Description of the task:
Up to and including the line with "import plotly.graph_objects as go", write out the listing from its first line, minus the pictures.

Dataset section:
______

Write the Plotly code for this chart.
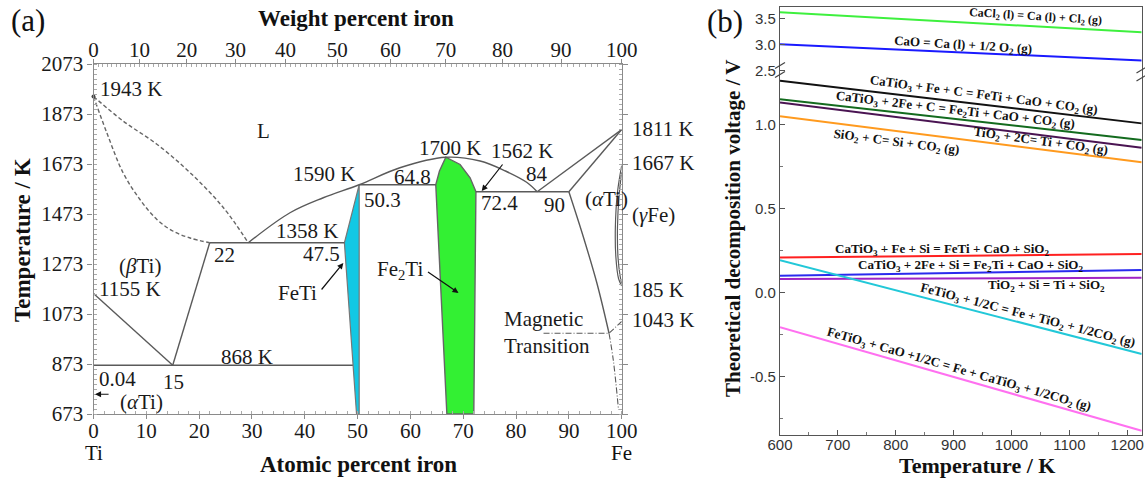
import plotly.graph_objects as go

# ---------------- Panel (a) data: Fe-Ti phase diagram (at.% Fe, K) ----------------
liq_ti_x = [0, 5.6, 12.0, 18.3, 24.6, 29.3]
liq_ti_T = [1943, 1845, 1752, 1638, 1498, 1358]
sol_ti_x = [0, 2.5, 5.6, 8.8, 12.0, 15.1, 18.3, 22]
sol_ti_T = [1943, 1799, 1638, 1531, 1451, 1404, 1377, 1358]
liq_arc_x = [29.3, 37.2, 43.5, 50.3, 58.0, 66.7, 73.2, 78.0, 82.0, 84.0]
liq_arc_T = [1358, 1478, 1538, 1590, 1658, 1700, 1685, 1645, 1600, 1562]
feti_x = [50.3, 47.5, 49.8, 50.3, 50.3]
feti_T = [1590, 1358, 673, 673, 1590]
fe2ti_x = [64.8, 65.5, 66.7, 69.4, 71.3, 72.4, 72.0, 66.9, 64.8]
fe2ti_T = [1590, 1645, 1700, 1671, 1618, 1562, 673, 673, 1590]
seg_x = [[22, 47.5], [50.3, 64.8], [72.4, 90], [0, 49.1], [22, 15], [0, 15], [84, 100], [90, 100]]
seg_T = [[1358, 1358], [1590, 1590], [1562, 1562], [868, 868], [1358, 868], [1155, 868], [1562, 1811], [1562, 1811]]
afe_x = [90, 92.7, 95.3, 97.6]
afe_T = [1562, 1384, 1197, 996]
afe_low_x = [97.6, 98.4, 99.4]
afe_low_T = [996, 890, 689]
mag_x = [85.2, 97.6, 100]
mag_T = [996, 996, 1043]
gloop1_x = [100, 99.2, 98.8, 98.9, 99.4, 100]
gloop1_T = [1667, 1560, 1420, 1300, 1215, 1185]
gloop2_x = [100, 99.5, 99.2, 99.3, 99.7, 100]
gloop2_T = [1640, 1545, 1420, 1300, 1225, 1195]
ti_melt_x = [0]
ti_melt_T = [1943]

at_ticks = list(range(0, 101, 10))
T_ticks = list(range(673, 2074, 200))
wt_ticks = list(range(0, 101, 10))
wt_minor = list(range(1, 100))
M_FE, M_TI = 55.845, 47.867


def wt_to_at(w):
    if w >= 100:
        return 100.0
    nfe = w / M_FE
    nti = (100 - w) / M_TI
    return 100 * nfe / (nfe + nti)

# ---------------- Panel (b) data: decomposition voltages ----------------
temp_b = [600, 1225]
v_cacl2 = [3.615, 3.23]
v_cao = [3.00, 2.69]
v_feti_c = [1.26, 1.006]
v_fe2ti_c = [1.15, 0.907]
v_tio2_c = [1.131, 0.861]
v_sio2_c = [1.048, 0.774]
v_feti_si = [0.208, 0.228]
v_fe2ti_si = [0.099, 0.133]
v_tio2_si = [0.079, 0.087]
v_fetio3_c = [0.192, -0.367]
v_fetio3_cao = [-0.208, -0.824]

W, H = 1145, 479
def PX(p): return p / W
def PY(p): return 1 - p / H

SERIF = "Liberation Serif"
SANS = "Liberation Sans"
LC = "#5a5a5a"

fig = go.Figure()

def add_a(x, y, **kw):
    line = dict(color=kw.pop("color", LC), width=kw.pop("width", 1.4), dash=kw.pop("dash", "solid"),
                shape=kw.pop("shape", "linear"))
    fig.add_trace(go.Scatter(x=x, y=y, mode="lines", line=line, xaxis="x", yaxis="y",
                             showlegend=False, hoverinfo="skip", **kw))

add_a(feti_x, feti_T, fill="toself", fillcolor="#12c8e4", color="#777", width=1.2)
add_a(fe2ti_x, fe2ti_T, fill="toself", fillcolor="#33f033", color="#666", width=1.4)
add_a(liq_ti_x, liq_ti_T, dash="4px,2.5px", shape="spline", color="#666", width=1.4)
add_a(sol_ti_x, sol_ti_T, dash="4px,2.5px", shape="spline", color="#666", width=1.4)
add_a(liq_arc_x, liq_arc_T, shape="spline")
for sx, sT in zip(seg_x, seg_T):
    add_a(sx, sT)
add_a(afe_x, afe_T, shape="spline")
add_a(afe_low_x, afe_low_T, shape="spline", dash="6px,2px,1px,2px", width=1.1)
add_a(mag_x, mag_T, dash="6px,2px,1px,2px", width=1.1)
add_a(gloop1_x, gloop1_T, shape="spline", width=1.2)
add_a(gloop2_x, gloop2_T, shape="spline", width=1.2)
fig.add_trace(go.Scatter(x=ti_melt_x, y=ti_melt_T, mode="markers", marker=dict(color="#444", size=4),
                         xaxis="x", yaxis="y", showlegend=False, hoverinfo="skip", cliponaxis=False))

# invisible helpers so the top axes are drawn
for ax_name in ("x2", "x5"):
    fig.add_trace(go.Scatter(x=[50], y=[1000], mode="markers", marker=dict(opacity=0, size=1),
                             xaxis=ax_name, yaxis="y", showlegend=False, hoverinfo="skip"))

# ---- panel (b) lines
def add_b(y, color, upper=False):
    fig.add_trace(go.Scatter(x=temp_b, y=y, mode="lines", line=dict(color=color, width=2),
                             xaxis="x4" if upper else "x3", yaxis="y4" if upper else "y3",
                             showlegend=False, hoverinfo="skip"))

add_b(v_cacl2, "#3ef03e", True)
add_b(v_cao, "#1a1aff", True)
add_b(v_feti_c, "#111111")
add_b(v_fe2ti_c, "#136b1e")
add_b(v_tio2_c, "#4a1452")
add_b(v_sio2_c, "#ff9a1e")
add_b(v_feti_si, "#ff2020")
add_b(v_fe2ti_si, "#2a2aee")
add_b(v_tio2_si, "#a024c4")
add_b(v_fetio3_c, "#22c8d8")
add_b(v_fetio3_cao, "#ff70f0")

ann = []
TF = dict(family=SERIF, size=21, color="#1a1a1a")

def ta(text, x, y, xa="center", **kw):
    d = dict(text=text, x=x, y=y, xref="x", yref="y", xanchor=xa, yanchor="middle",
             showarrow=False, font=TF)
    d.update(kw)
    ann.append(d)

ta("1943 K", 0.9, 1972, "left")
ta("L", 32.1, 1805)
ta("1590 K", 49.8, 1633, "right")
ta("50.3", 50.8, 1528, "left")
ta("1358 K", 46.7, 1406, "right")
ta("47.5", 47.0, 1315, "right")
ta("22", 22.4, 1311, "left")
ta("(<i>β</i>Ti)", 8.8, 1264)
ta("1155 K", 0.6, 1174, "left")
ta("868 K", 29.0, 902)
ta("0.04", 4.5, 813)
ta("15", 15.1, 802)
ta("(<i>α</i>Ti)", 9.0, 722)
ta("FeTi", 38.7, 1158)
ta("Fe<sub>2</sub>Ti", 58.0, 1250)
ta("1700 K", 67.5, 1738)
ta("64.8", 64.3, 1621, "right")
ta("1562 K", 81.1, 1725)
ta("84", 83.9, 1635)
ta("72.4", 72.9, 1518, "left")
ta("90", 89.6, 1511, "right")
ta("(<i>α</i>Ti)", 97.2, 1535)
ta("Magnetic<br>Transition", 77.3, 998, "left", align="left")
# labels outside the right edge of panel (a)
for txt, T in [("1811 K", 1812), ("1667 K", 1676), ("(<i>γ</i>Fe)", 1471), ("185 K", 1170), ("1043 K", 1050)]:
    ta(txt, 100, T, "left", xshift=8)

# arrows in panel (a)
def arrow(x, y, ax, ay):
    ann.append(dict(text="", x=x, y=y, xref="x", yref="y", ax=ax, ay=ay, showarrow=True,
                    arrowhead=2, arrowsize=1, arrowwidth=1.2, arrowcolor="#111", standoff=0))

arrow(47.3, 1277, -23, 28)
arrow(69.1, 1157, -32, -22)
arrow(73.5, 1565, 22, -28)
arrow(0.3, 752, 15, 0)

# paper-positioned texts
def pa(text, xp, yp, size=21, bold=False, angle=0, family=SERIF):
    ann.append(dict(text=f"<b>{text}</b>" if bold else text, x=PX(xp), y=PY(yp), xref="paper",
                    yref="paper", showarrow=False, xanchor="center", yanchor="middle",
                    textangle=angle, font=dict(family=family, size=size, color="#111")))

pa("(a)", 28, 21, size=31)
pa("(b)", 725, 22, size=31)
pa("Weight percent iron", 356, 18, size=23, bold=True)
pa("Atomic percent iron", 358, 464, size=23, bold=True)
pa("Temperature / K", 22, 240, size=23, bold=True, angle=-90)
pa("Ti", 94, 453, size=21)
pa("Fe", 621, 453, size=21)
pa("Temperature / K", 977, 465, size=22, bold=True)
pa("Theoretical decomposition voltage / V", 733, 228, size=21, bold=True, angle=-90)

# panel (b) reaction labels
def tb(text, x, y, ang, upper=False, size=13):
    ann.append(dict(text=f"<b>{text}</b>", x=x, y=y, xref="x4" if upper else "x3",
                    yref="y4" if upper else "y3", showarrow=False, textangle=ang,
                    font=dict(family=SERIF, size=size, color="#111"),
                    xanchor="center", yanchor="middle"))

tb("CaCl<sub>2</sub> (l) = Ca (l) + Cl<sub>2</sub> (g)", 1042, 3.53, 3.5, True, 12)
tb("CaO = Ca (l) + 1/2 O<sub>2</sub> (g)", 917, 2.975, 3.5, True)
tb("CaTiO<sub>3</sub> + Fe + C = FeTi + CaO + CO<sub>2</sub> (g)", 952, 1.17, 7.5)
tb("CaTiO<sub>3</sub> + 2Fe + C = Fe<sub>2</sub>Ti + CaO + CO<sub>2</sub> (g)", 903, 1.081, 6.8)
tb("TiO<sub>2</sub> + 2C= Ti + CO<sub>2</sub> (g)", 1050, 0.896, 8)
tb("SiO<sub>2</sub> + C= Si + CO<sub>2</sub> (g)", 802, 0.89, 7.5)
tb("CaTiO<sub>3</sub> + Fe + Si = FeTi + CaO + SiO<sub>2</sub>", 880, 0.258, 0)
tb("CaTiO<sub>3</sub> + 2Fe + Si = Fe<sub>2</sub>Ti + CaO + SiO<sub>2</sub>", 930, 0.1625, 0)
tb("TiO<sub>2</sub> + Si = Ti + SiO<sub>2</sub>", 1060, 0.039, 0)
tb("FeTiO<sub>3</sub> + 1/2C = Fe + TiO<sub>2</sub> + 1/2CO<sub>2</sub> (g)", 1027, -0.139, 14.6)
tb("FeTiO<sub>3</sub> + CaO +1/2C = Fe + CaTiO<sub>3</sub> + 1/2CO<sub>2</sub> (g)", 908.6, -0.457, 16)

# break marks
shapes = []
for (xc, yc) in [(780, 65.5), (780, 74.5), (1141.5, 70), (1141.5, 78)]:
    shapes.append(dict(type="line", xref="paper", yref="paper", x0=PX(xc - 5), y0=PY(yc + 3),
                       x1=PX(xc + 5), y1=PY(yc - 3), line=dict(color="#444", width=1.2)))

A_X = [PX(93.5), PX(621.7)]
A_Y = [PY(414), PY(64)]
B_X = [PX(780), PX(1141.7)]
B_YL = [PY(435), PY(76)]
B_YU = [PY(76), PY(6.7)]

axc = "#8a8a8a"
tickfont_a = dict(family=SERIF, size=21, color="#1a1a1a")
tickfont_b = dict(family=SANS, size=15, color="#333")
common = dict(showgrid=False, zeroline=False, automargin=False)

fig.update_layout(
    template="none",
    width=W, height=H, margin=dict(l=0, r=0, t=0, b=0, autoexpand=False),
    paper_bgcolor="white", plot_bgcolor="white", showlegend=False,
    annotations=ann, shapes=shapes,
    xaxis=dict(domain=A_X, range=[0, 100], anchor="y", tickmode="array", tickvals=at_ticks,
               ticks="outside", ticklen=4, tickcolor=axc, showline=True, linecolor=axc, linewidth=1.2,
               tickfont=tickfont_a, ticklabelstandoff=-6,
               minor=dict(ticks="inside", ticklen=3, tickcolor="#aaa", dtick=2, tick0=0), **common),
    xaxis2=dict(overlaying="x", side="top", anchor="y", range=[0, 100], tickmode="array",
                tickvals=[wt_to_at(w) for w in wt_ticks], ticktext=[str(w) for w in wt_ticks],
                ticks="outside", ticklen=4, tickcolor=axc, showline=True, linecolor=axc, linewidth=1.2,
                tickfont=tickfont_a, showticklabels=True, ticklabelstandoff=-6, **common),
    xaxis5=dict(overlaying="x", side="top", anchor="y", range=[0, 100], tickmode="array",
                tickvals=[wt_to_at(w) for w in wt_minor], ticks="inside", ticklen=3,
                tickcolor="#aaa", showticklabels=False, showline=False, **common),
    yaxis=dict(domain=A_Y, range=[673, 2073], anchor="x", tickmode="array", tickvals=T_ticks,
               ticks="outside", ticklen=5, tickcolor=axc, showline=True, linecolor=axc, linewidth=1.2,
               mirror="ticks", tickfont=tickfont_a,
               minor=dict(ticks="inside", ticklen=3, tickcolor="#aaa", dtick=20, tick0=673), **common),
    xaxis3=dict(domain=B_X, range=[600, 1225], anchor="y3", tick0=600, dtick=100, ticks="inside",
                ticklen=5, tickcolor="#555", showline=True, linecolor="#555", linewidth=1.2,
                tickfont=tickfont_b, ticklabelstandoff=-4,
                minor=dict(ticks="inside", ticklen=3, tickcolor="#777", dtick=50, tick0=600), **common),
    xaxis4=dict(domain=B_X, range=[600, 1225], anchor="y4", side="top", showticklabels=False,
                ticks="", showline=True, linecolor="#555", linewidth=1.2, **common),
    yaxis3=dict(domain=B_YL, range=[-0.849, 1.288], anchor="x3", tickmode="array",
                tickvals=[-0.5, 0, 0.5, 1.0], ticktext=["-0.5", "0.0", "0.5", "1.0"], ticks="inside",
                ticklen=5, tickcolor="#555", showline=True, linecolor="#555", linewidth=1.2, mirror=True,
                tickfont=tickfont_b,
                minor=dict(ticks="inside", ticklen=3, tickcolor="#777", tickmode="array",
                           tickvals=[-0.75, -0.25, 0.25, 0.75]), **common),
    yaxis4=dict(domain=B_YU, range=[2.39, 3.723], anchor="x4", tickmode="array", tickvals=[2.5, 3.0, 3.5],
                ticktext=["2.5", "3.0", "3.5"], ticks="inside", ticklen=5, tickcolor="#555",
                showline=True, linecolor="#555", linewidth=1.2, mirror=True, tickfont=tickfont_b,
                **common),
)

fig.write_html("out.html")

______

Task result:
Write the Plotly code for this chart.
import plotly.graph_objects as go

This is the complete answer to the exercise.